Вспомнил о маленьком квадратном конверте, оставленном ее лечащим врачом. Вытащил из кармана, вскрыл.
На квадрате плотной бумаги кремового цвета с шапкой «ДОКТОР ДЖОРДАН ФЕРРЬЕР» прочитал несколько строк, написанных твердым, аккуратным почерком: «Дорогой Билли! Когда вы начинаете посещать Барбару вне моих рабочих часов, я знаю, что прошло полгода, и нам вновь нужно встретиться, чтобы обсудить состояние Барбары. Пожалуйста, позвоните моему секретарю и договоритесь о времени».
Капельки конденсата покрывали вторую бутылку «Элефанта». Письмо доктора Феррьера он использовал как подставку, чтобы уберечь стол.
— Почему бы вам не позвонить в мой офис и не договориться о времени? — спросил он бутылку.
Он съел только половину лазаньи и, хотя аппетит по-прежнему не прорезался, доел все, отправляя куски лазаньи в рот и энергично ее пережевывая, словно процесс потребления пищи мог утолить злость с той же легкостью, что и голод.
Тем временем боль во лбу заметно уменьшилась.
Он пошел в гараж, где хранились рыболовные снасти. Из «Набора рыболова» взял заостренные щипцы для перекусывания проволоки.

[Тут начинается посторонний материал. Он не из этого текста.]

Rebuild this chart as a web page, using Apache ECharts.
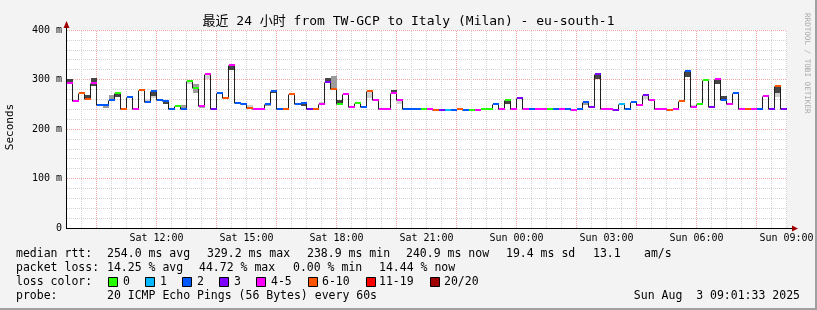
<!DOCTYPE html>
<html><head><meta charset="utf-8">
<script src="https://cdn.jsdelivr.net/npm/echarts@6/dist/echarts.min.js"></script>
<style>html,body{margin:0;padding:0;background:#f3f3f3}#c{width:817px;height:310px}</style>
</head><body><div id="c"></div>
<script>
// ---- time axis (minutes since Sat 00:00) ----
const START_MIN = 541;      // Sat 09:01
const END_MIN = 1981;       // Sun 09:01
const FIRST_SLOT = 540;     // first 12-minute consolidation slot starts Sat 09:00
const SLOT_MIN = 12;

// ---- median RTT per 12-minute slot (ms) ----
const medianMs = [
 292,256,272,260,292,249,249,259,272,241,
 265,241,279,254,276,259,257,241,247,241,
 297,282,247,312,241,272,263,330,252,250,
 242,241,241,251,277,241,241,270,250,252,
 241,241,250,295,281,250,270,244,252,244,
 276,258,241,241,272,258,241,241,241,241,
 241,239,239,239,239,241,239,239,239,241,
 241,250,241,259,241,262,241,241,241,241,
 241,241,241,241,239,241,254,244,312,241,
 241,239,250,241,254,248,268,258,241,241,
 239,241,256,318,244,250,298,244,302,258,
 250,272,241,241,241,241,266,241,286,241
];
// ---- lost pings (of 20) per slot ----
const lossCount = [
 5,5,7,7,5,2,2,2,0,7,
 2,5,7,2,2,2,2,2,0,2,
 0,0,5,5,3,2,7,5,2,2,
 7,5,5,2,2,2,7,7,2,2,
 3,7,5,3,7,0,5,5,0,2,
 7,5,5,5,5,5,2,2,2,0,
 5,7,3,1,2,7,2,0,5,0,
 0,2,5,0,5,3,5,2,5,5,
 0,2,5,2,5,2,2,3,3,5,
 5,3,1,2,2,5,3,5,5,5,
 7,5,7,2,5,0,0,3,5,2,
 5,2,5,7,5,2,5,3,7,3
];
// ---- smoke (ping spread) [slot, low ms, high ms] ----
const smokeLight = [[13,254,260],[14,262,266],[20,290,297],[23,302,312],[30,242,248],[42,250,255],[50,262,276],[55,250,258],[96,260,268],[104,244,249],[118,264,272]];
const smokeMid = [[6,243,249],[7,259,268],[19,241,248],[21,272,291],[22,242,247],[33,246,251],[44,281,307],[86,248,254]];
const smokeDark = [[0,292,302],[3,260,268],[4,286,304],[8,265,272],[14,266,276],[16,250,257],[27,320,330],[34,272,277],[39,246,252],[43,295,303],[45,250,258],[54,272,279],[73,251,259],[88,302,312],[103,305,318],[108,291,302],[109,258,266],[118,272,286]];

// ---- ticks ----
const xTickMinutes = [720,900,1080,1260,1440,1620,1800,1980];
const xTickLabels = ['Sat 12:00','Sat 15:00','Sat 18:00','Sat 21:00','Sun 00:00','Sun 03:00','Sun 06:00','Sun 09:00'];
const yTickValues = [0,100,200,300,400];
const yTickLabels = ['0','100 m','200 m','300 m','400 m'];

// ---- legend ----
const lossLegendLabels = ['0','1','2','3','4-5','6-10','11-19','20/20'];
const lossLegendColors = ['#26ff00','#00b8ff','#0059ff','#7e00ff','#ff00ff','#ff5500','#ff0000','#a10000'];
const statsRtt = ['254.0 ms avg','329.2 ms max','238.9 ms min','240.9 ms now','19.4 ms sd','13.1','am/s'];
const statsLoss = ['14.25 % avg','44.72 % max','0.00 % min','14.44 % now'];
const titleText = '最近 24 小时 from TW-GCP to Italy (Milan) - eu-south-1';
const probeText = '20 ICMP Echo Pings (56 Bytes) every 60s';
const dateText = 'Sun Aug  3 09:01:33 2025';

function lossColor(n){
  if(n<=0) return lossLegendColors[0];
  if(n===1) return lossLegendColors[1];
  if(n===2) return lossLegendColors[2];
  if(n===3) return lossLegendColors[3];
  if(n<=5) return lossLegendColors[4];
  if(n<=10) return lossLegendColors[5];
  if(n<=19) return lossLegendColors[6];
  return lossLegendColors[7];
}
const slotStart = k => FIRST_SLOT + SLOT_MIN*k;
const slotData = medianMs.map((m,k)=>[slotStart(k), slotStart(k+1), m, lossCount[k]]);
const smokeData = list => list.map(s=>[slotStart(s[0]), slotStart(s[0]+1), s[1], s[2]]);

// vertical grid positions (every 30 min, red every 2 h)
const gridMinor=[], gridMajor=[];
for(let t=570;t<=END_MIN;t+=30){ if(t%120===0) gridMajor.push([t]); else gridMinor.push([t]); }

const MONO = "'DejaVu Sans Mono'";
const MINOR_GRID = '#d4d4d4', MAJOR_GRID = '#f2a6a6';
const chart = echarts.init(document.getElementById('c'), null, {renderer:'canvas'});

function vgrid(color){
  return function(params, api){
    const t = api.value(0);
    const a = api.coord([t,0]), b = api.coord([t,400]);
    const x = Math.floor(a[0])+0.5;
    return {type:'line', shape:{x1:x,y1:a[1],x2:x,y2:b[1]}, style:{stroke:color,lineWidth:1,lineDash:[1,1]}};
  };
}
function smokeItem(color){
  return function(params, api){
    const p0 = api.coord([api.value(0), api.value(3)]);
    const p1 = api.coord([api.value(1), api.value(2)]);
    const x0 = Math.round(p0[0]), x1 = Math.round(p1[0]);
    const y0 = Math.round(p0[1]), y1 = Math.round(p1[1]);
    return {type:'rect', shape:{x:x0,y:y0,width:x1-x0,height:Math.max(1,y1-y0)}, style:{fill:color}};
  };
}
function lineItem(params, api){
  const k = params.dataIndex;
  const p0 = api.coord([api.value(0), api.value(2)]);
  const p1 = api.coord([api.value(1), api.value(2)]);
  const x0 = Math.round(p0[0]), x1 = Math.round(p1[0]);
  const y = Math.round(p0[1]);
  const pts = [[x0, y+0.5],[x1-0.5, y+0.5]];
  if(k+1 < medianMs.length){
    const yn = Math.round(api.coord([api.value(1), medianMs[k+1]])[1]);
    pts.push([x1-0.5, yn+0.5]);
  }
  return {type:'polyline', shape:{points:pts}, style:{stroke:'#202020',lineWidth:1,fill:null}};
}
function bandItem(params, api){
  const p0 = api.coord([api.value(0), api.value(2)]);
  const p1 = api.coord([api.value(1), api.value(2)]);
  const x0 = Math.round(p0[0]), x1 = Math.round(p1[0]);
  const y = Math.round(p0[1]);
  return {type:'rect', shape:{x:x0,y:y-1,width:x1-x0,height:2}, style:{fill:lossColor(api.value(3))}};
}

const graphics = [];
function txt(x,y,text,opts){
  opts = opts||{};
  graphics.push({type:'text', x:x, y:y, rotation:opts.rotation||0, silent:true, z:100,
    style:{text:text, font:(opts.font||("11.5px "+MONO)), fill:opts.fill||'#000',
      align:opts.align||'left', verticalAlign:'middle', textAlign:opts.align||'left', textVerticalAlign:'middle'}});
}
txt(408.5, 22, titleText, {align:'center', font:"13px 'DejaVu Sans Mono','Noto Sans CJK SC'"});
txt(10, 127, 'Seconds', {align:'center', rotation:Math.PI/2, font:"11px "+MONO});
txt(807, 13, 'RRDTOOL / TOBI OETIKER', {rotation:-Math.PI/2, font:"7.6px "+MONO, fill:'#aaaaaa'});
// legend rows
txt(16, 254.5, 'median rtt:');
const rttX = [107,207,307,406,506,593,644];
statsRtt.forEach((s,i)=>txt(rttX[i],254.5,s));
txt(16, 268.5, 'packet loss:');
const lossX = [107,199,293,379];
statsLoss.forEach((s,i)=>txt(lossX[i],268.5,s));
txt(16, 282.5, 'loss color:');
const boxX = [108,145,182,219,256,308,366,430];
const labX = [123,160,197,234,271,322,379,444];
lossLegendLabels.forEach((s,i)=>{
  graphics.push({type:'rect', silent:true, z:100, shape:{x:boxX[i]+0.5,y:277.5,width:9,height:9}, style:{fill:lossLegendColors[i],stroke:'#000',lineWidth:1}});
  txt(labX[i],282.5,s);
});
txt(16, 296.5, 'probe:');
txt(107, 296.5, probeText);
txt(800, 296.5, dateText, {align:'right'});
// axes lines + arrows
graphics.push({type:'line', silent:true, z:90, shape:{x1:66.5,y1:228,x2:66.5,y2:26}, style:{stroke:'#000',lineWidth:1}});
graphics.push({type:'line', silent:true, z:90, shape:{x1:66,y1:228.5,x2:793,y2:228.5}, style:{stroke:'#000',lineWidth:1}});
graphics.push({type:'polygon', silent:true, z:91, shape:{points:[[63.5,28],[69.5,28],[66.5,21]]}, style:{fill:'#a00000'}});
graphics.push({type:'polygon', silent:true, z:91, shape:{points:[[792,225.5],[792,231.5],[798,228.5]]}, style:{fill:'#a00000'}});
// border shade
graphics.push({type:'rect', silent:true, z:100, shape:{x:815,y:0,width:2,height:310}, style:{fill:'#a0a0a0'}});
graphics.push({type:'rect', silent:true, z:100, shape:{x:0,y:308,width:817,height:2}, style:{fill:'#a0a0a0'}});

const option = {
  animation:false,
  backgroundColor:'#f3f3f3',
  grid:{left:67, right:30, top:30, bottom:82, show:true, backgroundColor:'#ffffff', borderWidth:0},
  xAxis:{type:'value', min:START_MIN, max:END_MIN,
    axisLine:{show:false}, axisTick:{show:false}, splitLine:{show:false},
    axisLabel:{customValues:xTickMinutes, margin:5, fontFamily:'DejaVu Sans Mono', fontSize:10, color:'#000',
      formatter:v=>{const i=xTickMinutes.indexOf(v); return i>=0?xTickLabels[i]:'';}}},
  yAxis:{type:'value', min:0, max:400, interval:100,
    axisLine:{show:false}, axisTick:{show:false},
    axisLabel:{margin:5, fontFamily:'DejaVu Sans Mono', fontSize:10, color:'#000',
      formatter:v=>{const i=yTickValues.indexOf(v); return i>=0?yTickLabels[i]:'';}},
    splitLine:{show:true, lineStyle:{color:MAJOR_GRID, width:1, type:[1,1]}},
    minorTick:{show:false, splitNumber:5},
    minorSplitLine:{show:true, lineStyle:{color:MINOR_GRID, width:1, type:[1,1]}}},
  graphic:graphics,
  series:[
    {type:'custom', z:1, silent:true, renderItem:vgrid(MINOR_GRID), data:gridMinor, clip:true},
    {type:'custom', z:1, silent:true, renderItem:vgrid(MAJOR_GRID), data:gridMajor, clip:true},
    {type:'custom', z:2, silent:true, renderItem:smokeItem('#d2d2d2'), data:smokeData(smokeLight), clip:true},
    {type:'custom', z:3, silent:true, renderItem:smokeItem('#9c9c9c'), data:smokeData(smokeMid), clip:true},
    {type:'custom', z:4, silent:true, renderItem:smokeItem('#454545'), data:smokeData(smokeDark), clip:true},
    {type:'custom', z:5, silent:true, renderItem:lineItem, data:slotData, clip:true},
    {type:'custom', z:6, silent:true, renderItem:bandItem, data:slotData, clip:true}
  ]
};
chart.setOption(option);
</script></body></html>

Вернувшись в дом, запер дверь черного хода и поднялся в ванную, где всмотрелся в свое отражение в зеркале. Кровяная маска засохла. И выглядел он будто абориген ада.
Выродок все три рыболовных крючка цеплял за кожу очень аккуратно. Вероятно, старался, чтобы повреждения были минимальными.
Для подозрительной полиции такая аккуратность послужила бы подтверждением версии о членовредительстве.
С одного конца рыболовный крючок заканчивался острием и зубцом, с другого — ушком для крепления лески. Вытащить крючок, не нанеся коже большую травму, не представлялось возможным.
Щипцами Билли срезал у одного крючка ушко. Зажав острие и зубец между большим и указательным пальцем, осторожно вытащил крючок из раны.
Проделав ту же операцию с двумя оставшимися крючками, принял горячий душ.
После душа, как мог, продезинфицировал ранки спиртом для растирания и перекисью водорода. После чего намазал ранки «Неоспорином», закрыл марлевой салфеткой и закрепил ее липкой лентой.
В 4:27, согласно часам на прикроватном столике, Билли лег спать. На двуспальную кровать, с двумя подушками. На одну положил голову, под другую — револьвер.
«Пусть суд не будет слишком строгим…»
И когда веки его закрылись под собственным весом, мысленным взором он увидел Барбару, бледные губы которой шептали: «Я хочу знать, что оно говорит, море. Что оно продолжает говорить?»